*Data provided:*
.....

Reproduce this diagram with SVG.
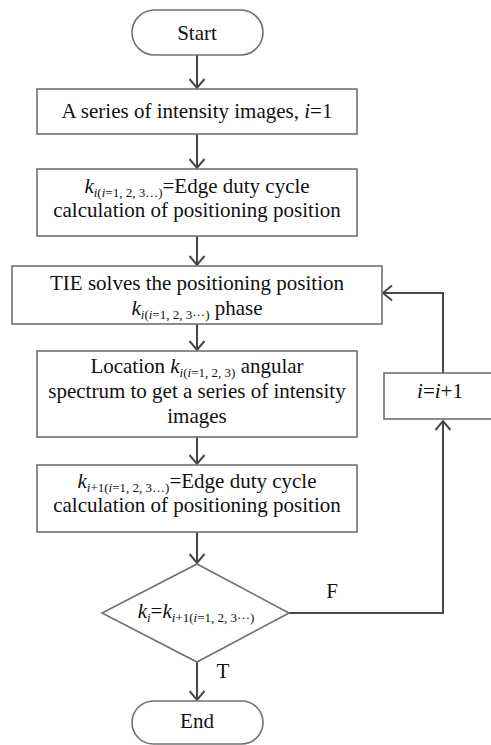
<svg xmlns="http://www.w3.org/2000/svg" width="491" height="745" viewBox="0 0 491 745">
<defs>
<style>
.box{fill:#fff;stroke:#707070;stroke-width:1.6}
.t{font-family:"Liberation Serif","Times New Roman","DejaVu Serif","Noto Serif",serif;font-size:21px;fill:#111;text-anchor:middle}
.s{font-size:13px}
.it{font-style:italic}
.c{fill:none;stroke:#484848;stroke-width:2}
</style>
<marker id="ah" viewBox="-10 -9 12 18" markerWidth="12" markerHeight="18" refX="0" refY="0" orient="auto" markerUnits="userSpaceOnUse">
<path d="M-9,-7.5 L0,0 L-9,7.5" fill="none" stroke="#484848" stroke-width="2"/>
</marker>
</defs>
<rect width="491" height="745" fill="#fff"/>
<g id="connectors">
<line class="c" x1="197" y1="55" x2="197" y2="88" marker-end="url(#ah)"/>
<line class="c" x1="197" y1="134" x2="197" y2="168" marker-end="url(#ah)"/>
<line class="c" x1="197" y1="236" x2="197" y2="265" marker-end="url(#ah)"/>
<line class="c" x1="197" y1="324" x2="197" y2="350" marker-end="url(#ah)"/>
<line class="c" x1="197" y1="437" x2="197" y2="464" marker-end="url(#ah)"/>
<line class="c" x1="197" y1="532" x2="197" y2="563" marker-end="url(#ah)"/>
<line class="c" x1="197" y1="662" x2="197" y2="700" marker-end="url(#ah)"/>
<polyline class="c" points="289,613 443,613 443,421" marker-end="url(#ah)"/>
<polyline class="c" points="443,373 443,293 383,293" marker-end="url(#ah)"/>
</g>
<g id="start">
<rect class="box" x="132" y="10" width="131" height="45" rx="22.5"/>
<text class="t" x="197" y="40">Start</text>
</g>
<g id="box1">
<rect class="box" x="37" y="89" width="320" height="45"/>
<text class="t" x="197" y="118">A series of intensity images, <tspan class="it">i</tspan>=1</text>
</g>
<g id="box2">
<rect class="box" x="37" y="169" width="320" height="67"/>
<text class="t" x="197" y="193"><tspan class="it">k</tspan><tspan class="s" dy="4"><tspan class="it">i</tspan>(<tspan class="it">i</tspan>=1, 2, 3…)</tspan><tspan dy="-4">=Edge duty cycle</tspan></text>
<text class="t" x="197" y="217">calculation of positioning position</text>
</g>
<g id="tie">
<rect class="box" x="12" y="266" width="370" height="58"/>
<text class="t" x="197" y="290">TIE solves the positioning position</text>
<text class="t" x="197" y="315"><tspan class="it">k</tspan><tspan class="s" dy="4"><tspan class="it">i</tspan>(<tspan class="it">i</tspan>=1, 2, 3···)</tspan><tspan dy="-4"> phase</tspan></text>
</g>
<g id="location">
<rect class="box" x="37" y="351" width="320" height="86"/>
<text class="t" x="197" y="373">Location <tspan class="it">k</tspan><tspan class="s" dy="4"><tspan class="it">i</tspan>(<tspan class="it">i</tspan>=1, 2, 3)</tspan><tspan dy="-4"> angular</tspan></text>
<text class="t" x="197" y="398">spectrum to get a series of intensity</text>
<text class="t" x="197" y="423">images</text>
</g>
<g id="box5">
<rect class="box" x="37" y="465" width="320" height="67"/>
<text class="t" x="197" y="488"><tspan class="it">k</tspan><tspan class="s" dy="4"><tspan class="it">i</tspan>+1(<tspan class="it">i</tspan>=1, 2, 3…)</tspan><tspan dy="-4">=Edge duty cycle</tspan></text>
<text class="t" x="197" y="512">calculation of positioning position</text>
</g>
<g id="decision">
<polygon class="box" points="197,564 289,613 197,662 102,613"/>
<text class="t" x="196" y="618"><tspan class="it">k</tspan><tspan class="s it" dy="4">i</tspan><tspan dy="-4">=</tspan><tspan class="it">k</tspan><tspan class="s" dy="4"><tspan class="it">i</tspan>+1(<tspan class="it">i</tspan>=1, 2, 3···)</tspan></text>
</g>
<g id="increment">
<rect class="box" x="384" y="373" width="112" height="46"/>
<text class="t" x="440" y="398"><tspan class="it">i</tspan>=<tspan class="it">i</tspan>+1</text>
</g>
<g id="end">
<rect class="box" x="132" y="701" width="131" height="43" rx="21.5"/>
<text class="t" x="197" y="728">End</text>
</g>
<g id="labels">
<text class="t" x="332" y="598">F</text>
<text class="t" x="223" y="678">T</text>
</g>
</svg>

.....

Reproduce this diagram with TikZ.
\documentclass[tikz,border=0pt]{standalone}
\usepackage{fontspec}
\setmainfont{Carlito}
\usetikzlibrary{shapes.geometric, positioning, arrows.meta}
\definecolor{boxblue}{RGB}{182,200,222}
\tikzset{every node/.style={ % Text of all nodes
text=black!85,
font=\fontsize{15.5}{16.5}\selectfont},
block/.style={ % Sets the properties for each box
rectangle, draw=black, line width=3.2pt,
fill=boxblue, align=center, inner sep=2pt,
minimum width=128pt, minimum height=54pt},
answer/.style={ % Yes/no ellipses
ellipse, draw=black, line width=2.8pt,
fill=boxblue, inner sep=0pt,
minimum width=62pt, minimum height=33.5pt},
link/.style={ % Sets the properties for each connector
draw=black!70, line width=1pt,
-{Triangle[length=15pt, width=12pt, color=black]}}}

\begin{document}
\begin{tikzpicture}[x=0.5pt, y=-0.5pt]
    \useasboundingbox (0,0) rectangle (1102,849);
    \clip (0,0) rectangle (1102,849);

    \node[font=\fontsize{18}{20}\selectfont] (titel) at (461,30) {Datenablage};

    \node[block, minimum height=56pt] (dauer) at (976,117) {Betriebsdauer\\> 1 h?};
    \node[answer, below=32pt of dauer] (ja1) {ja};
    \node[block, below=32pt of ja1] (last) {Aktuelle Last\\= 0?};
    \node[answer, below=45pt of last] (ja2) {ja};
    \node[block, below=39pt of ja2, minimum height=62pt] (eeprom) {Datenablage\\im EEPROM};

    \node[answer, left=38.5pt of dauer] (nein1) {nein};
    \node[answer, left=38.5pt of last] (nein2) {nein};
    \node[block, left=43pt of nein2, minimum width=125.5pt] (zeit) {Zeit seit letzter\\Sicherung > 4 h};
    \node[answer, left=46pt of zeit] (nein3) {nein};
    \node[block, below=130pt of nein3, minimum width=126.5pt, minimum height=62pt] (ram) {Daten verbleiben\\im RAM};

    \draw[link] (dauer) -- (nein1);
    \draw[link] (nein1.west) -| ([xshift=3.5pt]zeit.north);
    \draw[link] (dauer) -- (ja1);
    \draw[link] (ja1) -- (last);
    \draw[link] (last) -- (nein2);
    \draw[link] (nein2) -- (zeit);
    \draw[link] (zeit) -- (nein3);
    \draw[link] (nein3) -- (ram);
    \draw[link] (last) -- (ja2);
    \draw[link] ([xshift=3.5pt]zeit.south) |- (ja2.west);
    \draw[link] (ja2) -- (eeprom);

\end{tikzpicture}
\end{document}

.....

Take every line from the data above that holds "diagram" and copy it out.

Reproduce this diagram with SVG.
Reproduce this diagram with TikZ.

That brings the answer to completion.